INSIDE WASHINGTON/Locals push to heighten water system security
In the wake of the Sept. 11 terrorist attacks, police and sheriffs’ departments nationwide have added guarding the nation’s water supply to their list of duties. Since the attacks, the nation’s water facilities have been on “heightened alert,” a designation that calls for a renewed review of water infrastructure security. Local, state and federal officials are putting their heads together to determine whether — and how — the nation’s water infrastructure could be threatened.
“America’s wastewater utilities, water resources and the environment are at risk from future terrorist attacks,” Patrick Karney, director of the Metropolitan Sewer District of Greater Cincinnati, told a Congressional subcommittee last month. Karney, who also is a member of the Association of Metropolitan Sewerage Agencies Wastewater Infrastructure Task Force, noted that the events of Sept. 11 “have revealed how little our industry knows about the unique risks posed by terrorist threats and how we can better prepare ourselves.”
The FBI is concerned but not panicking. According to one bureau report, “There are no specific credible threats to major waterways or distribution networks at this time.”
Still, Ronald Dick, deputy assistant director of the bureau’s Counter Terrorism Division and director of the National Infrastructure Protection Center, says the FBI takes any threats seriously because of “the vital importance of water to all life forms.”
Water safety and the security of the national water infrastructure have not been high priorities in the past, according to John Duncan (R — Tenn.), chairman of the House Water Resources and Environment subcommittee. “We hope to get more cities and water agencies to look more seriously at this,” Duncan said in a hearing convened to investigate water system safety. The Environmental Protection Agency estimates that there are about 168,000 public water systems nationwide.
In Washington, local government organizations, such as the National Association of Counties, the National League of Cities and the United States Conference of Mayors, are taking steps to help their members protect the nation’s water infrastructure. The groups are backing cities, counties and water system operators in calling for an immediate appropriation of $5 billion for that purpose.
Long Beach, Calif., Mayor Beverly O’Neill told Congress that the gap between available federal funding for water infrastructure improvements and nationwide needs would widen unless action was taken. “It is evident that this funding gap will increase due to added demand occasioned by new national anti-terrorism priorities,” she said.

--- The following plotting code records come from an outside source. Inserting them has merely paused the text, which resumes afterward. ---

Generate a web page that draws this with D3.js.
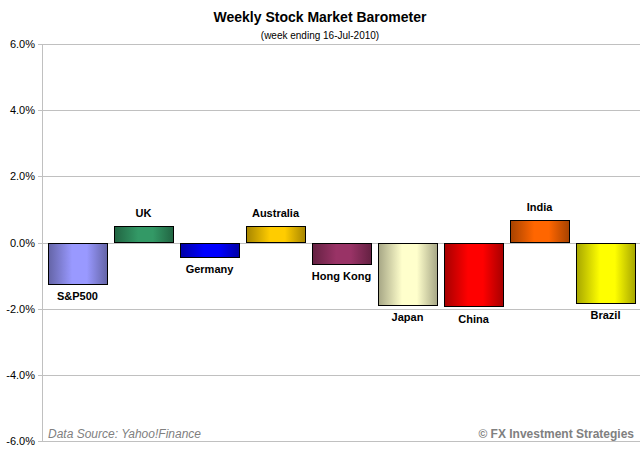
<!DOCTYPE html>
<meta charset="utf-8">
<style>
body { margin: 0; background: #fff; }
text { font-family: "Liberation Sans", Arial, sans-serif; }
.grid line { stroke: #c0c0c0; }
.yaxis text { font-size: 11px; fill: #000; }
.lbl { font-size: 11px; font-weight: bold; fill: #000; }
</style>
<svg width="643" height="453"></svg>
<script src="https://cdnjs.cloudflare.com/ajax/libs/d3/7.8.5/d3.min.js"></script>
<script>
"use strict";

// data
var markets = ["S&P500", "UK", "Germany", "Australia", "Hong Kong", "Japan", "China", "India", "Brazil"];
var weekly = [-1.23, 0.49, -0.42, 0.49, -0.63, -1.87, -1.91, 0.67, -1.81];
var barColors = ["#9999ff", "#339966", "#0000ff", "#ffcc00", "#993366", "#ffffcc", "#ff0000", "#ff6600", "#ffff00"];
var yTicks = [-6, -4, -2, 0, 2, 4, 6];

var svg = d3.select("svg");

var x = d3.scaleBand().domain(markets).range([44.5, 638.5]).paddingInner(0.106).paddingOuter(0.053);
var y = d3.scaleLinear().domain([-6, 6]).range([441, 44]);

// gradients, dark edges light middle
var defs = svg.append("defs");
barColors.forEach(function(c, i) {
  var g = defs.append("linearGradient").attr("id", "g" + i)
      .attr("x1", "0%").attr("x2", "100%").attr("y1", "0%").attr("y2", "0%");
  var dark = d3.rgb(c).darker(1.2);
  g.append("stop").attr("offset", "0%").attr("stop-color", dark);
  g.append("stop").attr("offset", "40%").attr("stop-color", c);
  g.append("stop").attr("offset", "65%").attr("stop-color", c);
  g.append("stop").attr("offset", "100%").attr("stop-color", dark);
});

// gridlines
svg.append("g").attr("class", "grid")
  .selectAll("line").data(yTicks).enter().append("line")
    .attr("x1", 38).attr("x2", 640)
    .attr("y1", function(d) { return Math.round(y(d)) + 0.5; })
    .attr("y2", function(d) { return Math.round(y(d)) + 0.5; });

svg.append("line").attr("x1", 42.5).attr("x2", 42.5).attr("y1", y(6)).attr("y2", y(-6))
  .attr("stroke", "#c0c0c0");

// y axis labels
svg.append("g").attr("class", "yaxis")
  .selectAll("text").data(yTicks).enter().append("text")
    .attr("x", 35).attr("y", function(d) { return y(d) + 4; })
    .attr("text-anchor", "end")
    .text(function(d) { return d.toFixed(1) + "%"; });

// bars
svg.append("g").selectAll("rect").data(weekly).enter().append("rect")
    .attr("x", function(d, i) { return Math.round(x(markets[i])) + 0.5; })
    .attr("width", Math.round(x.bandwidth()))
    .attr("y", function(d) { return Math.round(y(Math.max(0, d))) + 0.5; })
    .attr("height", function(d) { return Math.round(Math.abs(y(d) - y(0))); })
    .attr("fill", function(d, i) { return "url(#g" + i + ")"; })
    .attr("stroke", "#000");

// labels
svg.append("g").selectAll("text").data(weekly).enter().append("text")
    .attr("class", "lbl")
    .attr("x", function(d, i) { return x(markets[i]) + x.bandwidth() / 2; })
    .attr("y", function(d) { return d >= 0 ? y(d) - 9 : y(d) + 17; })
    .attr("text-anchor", "middle")
    .text(function(d, i) { return markets[i]; });

// titles
svg.append("text").attr("x", 320).attr("y", 22).attr("text-anchor", "middle")
  .style("font-size", "14px").style("font-weight", "bold")
  .text("Weekly Stock Market Barometer");
svg.append("text").attr("x", 320).attr("y", 39).attr("text-anchor", "middle")
  .style("font-size", "10px")
  .text("(week ending 16-Jul-2010)");

// footer
svg.append("text").attr("x", 48).attr("y", 438)
  .style("font-size", "12px").style("font-style", "italic").style("fill", "#808080")
  .text("Data Source: Yahoo!Finance");
svg.append("text").attr("x", 634).attr("y", 438).attr("text-anchor", "end")
  .style("font-size", "12px").style("font-weight", "bold").style("fill", "#808080")
  .text("© FX Investment Strategies");
</script>
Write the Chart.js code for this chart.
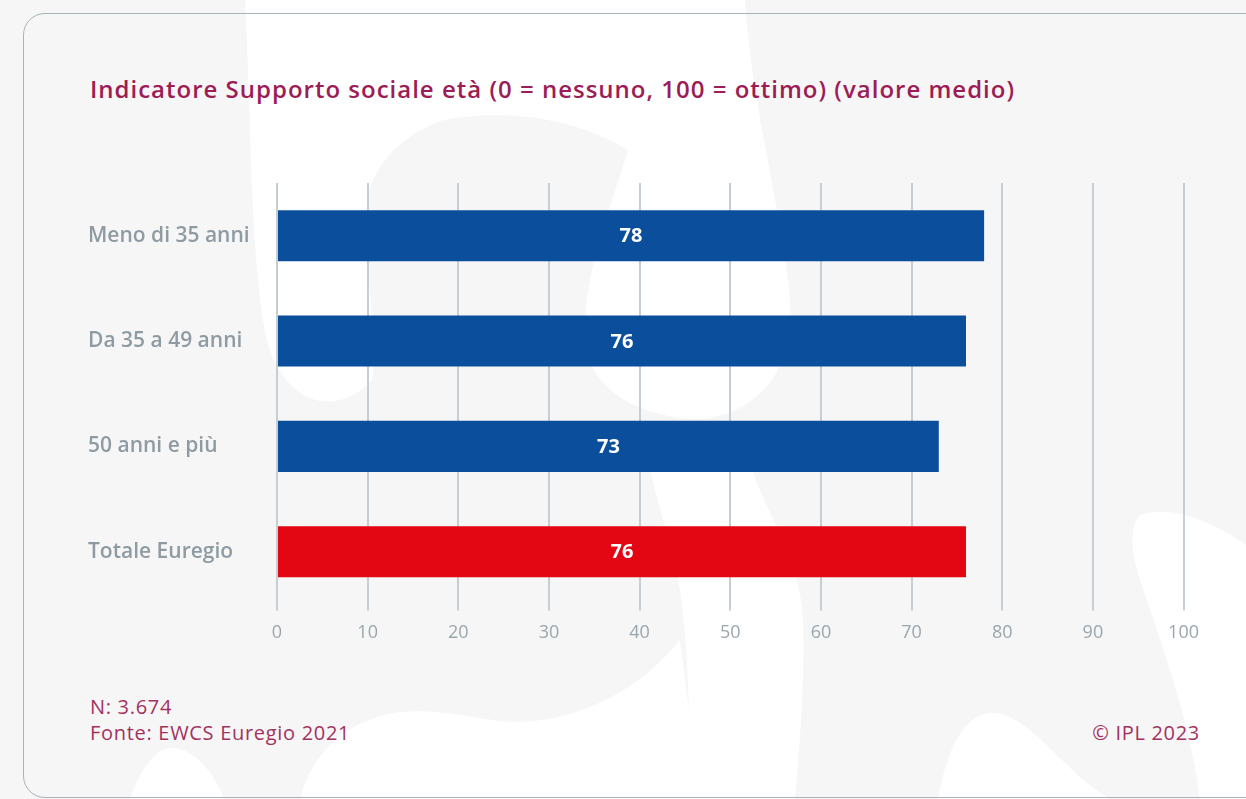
<!DOCTYPE html>
<html lang="it">
<head>
<meta charset="utf-8">
<title>Indicatore Supporto sociale età</title>
<script src="https://cdn.jsdelivr.net/npm/chart.js@4"></script>
<style>
  html, body { margin: 0; padding: 0; }
  body {
    width: 1246px; height: 799px; overflow: hidden; position: relative;
    background: #f6f6f6; font-family: "Open Sans", sans-serif;
  }
  #deco { position: absolute; left: 0; top: 0; }
  .card {
    position: absolute; left: 23px; top: 13px; width: 1260px; height: 785px;
    border: 1.5px solid #a9b4ba; border-radius: 22px; box-sizing: border-box;
  }
  h1 {
    position: absolute; left: 90px; top: 71px; margin: 0;
    font-size: 24px; font-weight: 600; letter-spacing: 1px;
    color: #9c1d55; white-space: nowrap; line-height: 36px;
  }
  .foot {
    position: absolute; font-size: 20px; letter-spacing: 0.7px;
    color: #a2325f; line-height: 26px;
  }
  #note { left: 90px; top: 694px; }
  #copy { right: 46px; top: 720px; }
  #wrap { position: absolute; left: 88px; top: 170px; width: 1123px; height: 492px; }
</style>
</head>
<body>
<svg id="deco" width="1246" height="799">
  <g fill="#ffffff">
    <path d="M245,0 L745,0 C752,120 795,260 790,330 C782,395 730,425 680,418 C622,410 588,380 585,340 C583,270 612,205 628,150 C560,110 490,112 444,120 C400,135 375,165 368,195 C360,260 380,330 372,380 C340,415 290,410 268,345 C250,270 252,130 245,0 Z"/>
    <path d="M650,467 C690,460 735,455 752,470 C770,520 800,560 803,620 C805,680 800,740 795,799 L690,799 C690,720 688,640 680,590 C672,540 655,500 650,467 Z"/>
    <path d="M300,799 C310,760 340,720 400,712 C450,708 480,722 520,722 C580,720 640,690 680,640 L700,799 Z"/>
    <path d="M130,799 C140,770 155,748 172,748 C195,748 215,775 224,799 Z"/>
    <path d="M938,799 C945,760 960,715 990,713 C1030,712 1060,770 1110,799 Z"/>
    <path d="M1140,515 C1170,505 1210,520 1246,545 L1246,799 L1200,799 C1190,720 1160,640 1140,580 C1130,550 1130,525 1140,515 Z"/>
  </g>
</svg>
<div class="card"></div>
<h1>Indicatore Supporto sociale età (0 = nessuno, 100 = ottimo) (valore medio)</h1>
<div id="wrap"><canvas id="chart"></canvas></div>
<div class="foot" id="note">N: 3.674<br>Fonte: EWCS Euregio 2021</div>
<div class="foot" id="copy">© IPL 2023</div>

<script>
const categories = ['Meno di 35 anni', 'Da 35 a 49 anni', '50 anni e più', 'Totale Euregio'];
const values = [78, 76, 73, 76];
const barColors = ['#0b4f9c', '#0b4f9c', '#0b4f9c', '#e30613'];
const xTicks = [0, 10, 20, 30, 40, 50, 60, 70, 80, 90, 100];

// writes each value in white in the middle of its bar
const valueLabels = {
  id: 'valueLabels',
  afterDatasetsDraw(chart) {
    const ctx = chart.ctx;
    const meta = chart.getDatasetMeta(0);
    ctx.save();
    ctx.fillStyle = '#ffffff';
    ctx.font = '700 20px "Open Sans"';
    ctx.textAlign = 'center';
    ctx.textBaseline = 'middle';
    meta.data.forEach((bar, i) => {
      const p = bar.getProps(['x', 'y', 'base'], true);
      ctx.fillText(String(chart.data.datasets[0].data[i]), (p.x + p.base) / 2, p.y + 1);
    });
    ctx.restore();
  }
};

new Chart(document.getElementById('chart'), {
  type: 'bar',
  data: {
    labels: categories,
    datasets: [{
      data: values,
      backgroundColor: barColors,
      borderWidth: 0,
      categoryPercentage: 1,
      barPercentage: 0.485
    }]
  },
  options: {
    indexAxis: 'y',
    responsive: true,
    maintainAspectRatio: false,
    animation: false,
    layout: { padding: { top: 13, bottom: 6, right: 0, left: 0 } },
    plugins: { legend: { display: false }, tooltip: { enabled: false } },
    scales: {
      x: {
        min: 0, max: 100,
        afterBuildTicks: (scale) => { scale.ticks = xTicks.map(v => ({ value: v })); },
        border: { display: false },
        grid: { color: '#c6ced3', lineWidth: 2, tickLength: 6 },
        ticks: { color: '#9aa6ad', padding: 12, font: { family: 'Open Sans', size: 18 } }
      },
      y: {
        border: { display: false },
        grid: { display: false },
        afterFit: (scale) => { scale.width = 189; },
        ticks: {
          crossAlign: 'far',
          color: '#8f9ba3',
          padding: 0,
          font: { family: 'Open Sans', size: 21, weight: '600' }
        }
      }
    }
  },
  plugins: [valueLabels]
});
</script>
</body>
</html>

NACo President Javier Gonzales supports an infusion of federal cash, but he says that it needs to be spread out to all counties and cities. “Congress needs to make sure funds do not go solely to large municipalities,” says Gonzales, a Santa Fe County, N.M., commissioner. “Funds must also be made available to rural counties and smaller communities.”
To help local governments in the short term protect the nation’s dams, reservoirs, rivers and treatment plants, EPA has created a task force. “Our goal is to ensure that drinking water utilities in every community have access to the best scientific information and technical expertise and know what immediate steps to take and to whom to turn for help,” EPA Administrator Christine Whitman says. The task force will help local utilities undertake vulnerability assessments and establish proper steps to take if a terrorist act takes place.
A notification system that will allow EPA to share vital emergency instructions with water providers already is in place. EPA partnered with the Association of Metropolitan Sewerage Agencies to create the system, and it was effective on Sept. 11, according to the agency.
The author is Washington correspondent for American City & County.